● DATA PROVIDED:
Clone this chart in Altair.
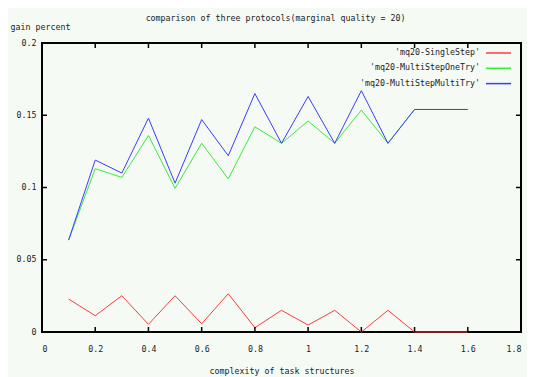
import altair as alt
import pandas as pd

x_vals = [0.1, 0.2, 0.3, 0.4, 0.5, 0.6, 0.7, 0.8, 0.9, 1.0, 1.1, 1.2, 1.3, 1.4, 1.5, 1.6]
single_step = [0.0228, 0.0113, 0.0251, 0.0053, 0.0251, 0.0057, 0.0265, 0.0030,
               0.0150, 0.0048, 0.0150, 0.0000, 0.0150, 0.0000, 0.0000, 0.0000]
multi_one_try = [0.0636, 0.1130, 0.1070, 0.1360, 0.0994, 0.1306, 0.1060, 0.1420,
                 0.1306, 0.1460, 0.1306, 0.1536, 0.1306, 0.1540, 0.1540, 0.1540]
multi_multi_try = [0.0636, 0.1190, 0.1100, 0.1480, 0.1030, 0.1470, 0.1220, 0.1650,
                   0.1306, 0.1630, 0.1306, 0.1670, 0.1306, 0.1540, 0.1540, 0.1540]

series_names = ["'mq20-SingleStep'", "'mq20-MultiStepOneTry'", "'mq20-MultiStepMultiTry'"]
series_colors = ["#ff3b3b", "#3bea3b", "#3b3bff"]
series_values = [single_step, multi_one_try, multi_multi_try]

x_ticks = [0, 0.2, 0.4, 0.6, 0.8, 1.0, 1.2, 1.4, 1.6, 1.8]
y_ticks = [0, 0.05, 0.1, 0.15, 0.2]
x_inner_ticks = [0.2, 0.4, 0.6, 0.8, 1.0, 1.2, 1.4, 1.6]
y_inner_ticks = [0.05, 0.1, 0.15]

W, H = 479, 289
FONT = "DejaVu Sans Mono"
FS = 8.3
TXT = "#222222"
TL = 5

xs = alt.Scale(domain=[0, 1.8], nice=False, zero=False)
ys = alt.Scale(domain=[0, 0.2], nice=False, zero=False)

xaxis = alt.Axis(values=x_ticks, format="~g", title="complexity of task structures",
                 labelPadding=12, titlePadding=14)
yaxis = alt.Axis(values=y_ticks, format="~g", title="gain percent", titleAngle=0,
                 titleAlign="left", titleBaseline="middle", titleX=-32, titleY=-16,
                 labelPadding=6)

layers = []
for name, color, vals in zip(series_names, series_colors, series_values):
    df = pd.DataFrame({"x": x_vals, "y": vals})
    layers.append(
        alt.Chart(df).mark_line(color=color, strokeWidth=1).encode(
            x=alt.X("x:Q", scale=xs, axis=xaxis),
            y=alt.Y("y:Q", scale=ys, axis=yaxis),
        )
    )

xt = pd.DataFrame({"t": x_inner_ticks})
yt = pd.DataFrame({"t": y_inner_ticks})
tick_style = dict(color="black", strokeWidth=1.5)
layers.append(alt.Chart(xt).mark_rule(**tick_style).encode(
    x=alt.X("t:Q", scale=xs), y=alt.value(H), y2=alt.value(H - TL)))
layers.append(alt.Chart(xt).mark_rule(**tick_style).encode(
    x=alt.X("t:Q", scale=xs), y=alt.value(0), y2=alt.value(TL)))
layers.append(alt.Chart(yt).mark_rule(**tick_style).encode(
    y=alt.Y("t:Q", scale=ys), x=alt.value(0), x2=alt.value(TL)))
layers.append(alt.Chart(yt).mark_rule(**tick_style).encode(
    y=alt.Y("t:Q", scale=ys), x=alt.value(W), x2=alt.value(W - TL)))

# key (legend) inside the top-right corner
for i, (name, color) in enumerate(zip(series_names, series_colors)):
    ky = 10 + i * 15.3
    kdf = pd.DataFrame({"label": [name]})
    layers.append(alt.Chart(kdf).mark_text(align="right", baseline="middle", font=FONT,
                                           fontSize=FS, color=TXT).encode(
        text="label:N", x=alt.value(438), y=alt.value(ky)))
    layers.append(alt.Chart(kdf).mark_rule(color=color, strokeWidth=1.5).encode(
        x=alt.value(444), x2=alt.value(469), y=alt.value(ky)))

chart = alt.layer(*layers).properties(
    width=W, height=H,
    title=alt.TitleParams("comparison of three protocols(marginal quality = 20)",
                          font=FONT, fontSize=FS, fontWeight="normal", color=TXT,
                          anchor="middle", offset=0, dx=-6),
    autosize=alt.AutoSizeParams(type="none"),
    padding={"left": 34, "top": 35, "right": 6, "bottom": 45},
).configure(background="#f5faf5").configure_view(
    stroke="black", strokeWidth=2, fill="#f5faf5"
).configure_axis(
    domain=False, ticks=False, grid=False,
    labelFont=FONT, labelFontSize=FS, labelColor=TXT,
    titleFont=FONT, titleFontSize=FS, titleColor=TXT, titleFontWeight="normal",
)

chart.save("out.html", embed_options={"renderer": "svg", "actions": False})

● DIRECTION: Your task is an exact transcription of all the data, minus the pictures.

● RESPONSE BELOW:
Clone this chart in Altair.
import altair as alt
import pandas as pd

x_vals = [0.1, 0.2, 0.3, 0.4, 0.5, 0.6, 0.7, 0.8, 0.9, 1.0, 1.1, 1.2, 1.3, 1.4, 1.5, 1.6]
single_step = [0.0228, 0.0113, 0.0251, 0.0053, 0.0251, 0.0057, 0.0265, 0.0030,
               0.0150, 0.0048, 0.0150, 0.0000, 0.0150, 0.0000, 0.0000, 0.0000]
multi_one_try = [0.0636, 0.1130, 0.1070, 0.1360, 0.0994, 0.1306, 0.1060, 0.1420,
                 0.1306, 0.1460, 0.1306, 0.1536, 0.1306, 0.1540, 0.1540, 0.1540]
multi_multi_try = [0.0636, 0.1190, 0.1100, 0.1480, 0.1030, 0.1470, 0.1220, 0.1650,
                   0.1306, 0.1630, 0.1306, 0.1670, 0.1306, 0.1540, 0.1540, 0.1540]

series_names = ["'mq20-SingleStep'", "'mq20-MultiStepOneTry'", "'mq20-MultiStepMultiTry'"]
series_colors = ["#ff3b3b", "#3bea3b", "#3b3bff"]
series_values = [single_step, multi_one_try, multi_multi_try]

x_ticks = [0, 0.2, 0.4, 0.6, 0.8, 1.0, 1.2, 1.4, 1.6, 1.8]
y_ticks = [0, 0.05, 0.1, 0.15, 0.2]
x_inner_ticks = [0.2, 0.4, 0.6, 0.8, 1.0, 1.2, 1.4, 1.6]
y_inner_ticks = [0.05, 0.1, 0.15]

W, H = 479, 289
FONT = "DejaVu Sans Mono"
FS = 8.3
TXT = "#222222"
TL = 5

xs = alt.Scale(domain=[0, 1.8], nice=False, zero=False)
ys = alt.Scale(domain=[0, 0.2], nice=False, zero=False)

xaxis = alt.Axis(values=x_ticks, format="~g", title="complexity of task structures",
                 labelPadding=12, titlePadding=14)
yaxis = alt.Axis(values=y_ticks, format="~g", title="gain percent", titleAngle=0,
                 titleAlign="left", titleBaseline="middle", titleX=-32, titleY=-16,
                 labelPadding=6)

layers = []
for name, color, vals in zip(series_names, series_colors, series_values):
    df = pd.DataFrame({"x": x_vals, "y": vals})
    layers.append(
        alt.Chart(df).mark_line(color=color, strokeWidth=1).encode(
            x=alt.X("x:Q", scale=xs, axis=xaxis),
            y=alt.Y("y:Q", scale=ys, axis=yaxis),
        )
    )

xt = pd.DataFrame({"t": x_inner_ticks})
yt = pd.DataFrame({"t": y_inner_ticks})
tick_style = dict(color="black", strokeWidth=1.5)
layers.append(alt.Chart(xt).mark_rule(**tick_style).encode(
    x=alt.X("t:Q", scale=xs), y=alt.value(H), y2=alt.value(H - TL)))
layers.append(alt.Chart(xt).mark_rule(**tick_style).encode(
    x=alt.X("t:Q", scale=xs), y=alt.value(0), y2=alt.value(TL)))
layers.append(alt.Chart(yt).mark_rule(**tick_style).encode(
    y=alt.Y("t:Q", scale=ys), x=alt.value(0), x2=alt.value(TL)))
layers.append(alt.Chart(yt).mark_rule(**tick_style).encode(
    y=alt.Y("t:Q", scale=ys), x=alt.value(W), x2=alt.value(W - TL)))

# key (legend) inside the top-right corner
for i, (name, color) in enumerate(zip(series_names, series_colors)):
    ky = 10 + i * 15.3
    kdf = pd.DataFrame({"label": [name]})
    layers.append(alt.Chart(kdf).mark_text(align="right", baseline="middle", font=FONT,
                                           fontSize=FS, color=TXT).encode(
        text="label:N", x=alt.value(438), y=alt.value(ky)))
    layers.append(alt.Chart(kdf).mark_rule(color=color, strokeWidth=1.5).encode(
        x=alt.value(444), x2=alt.value(469), y=alt.value(ky)))

chart = alt.layer(*layers).properties(
    width=W, height=H,
    title=alt.TitleParams("comparison of three protocols(marginal quality = 20)",
                          font=FONT, fontSize=FS, fontWeight="normal", color=TXT,
                          anchor="middle", offset=0, dx=-6),
    autosize=alt.AutoSizeParams(type="none"),
    padding={"left": 34, "top": 35, "right": 6, "bottom": 45},
).configure(background="#f5faf5").configure_view(
    stroke="black", strokeWidth=2, fill="#f5faf5"
).configure_axis(
    domain=False, ticks=False, grid=False,
    labelFont=FONT, labelFontSize=FS, labelColor=TXT,
    titleFont=FONT, titleFontSize=FS, titleColor=TXT, titleFontWeight="normal",
)

chart.save("out.html", embed_options={"renderer": "svg", "actions": False})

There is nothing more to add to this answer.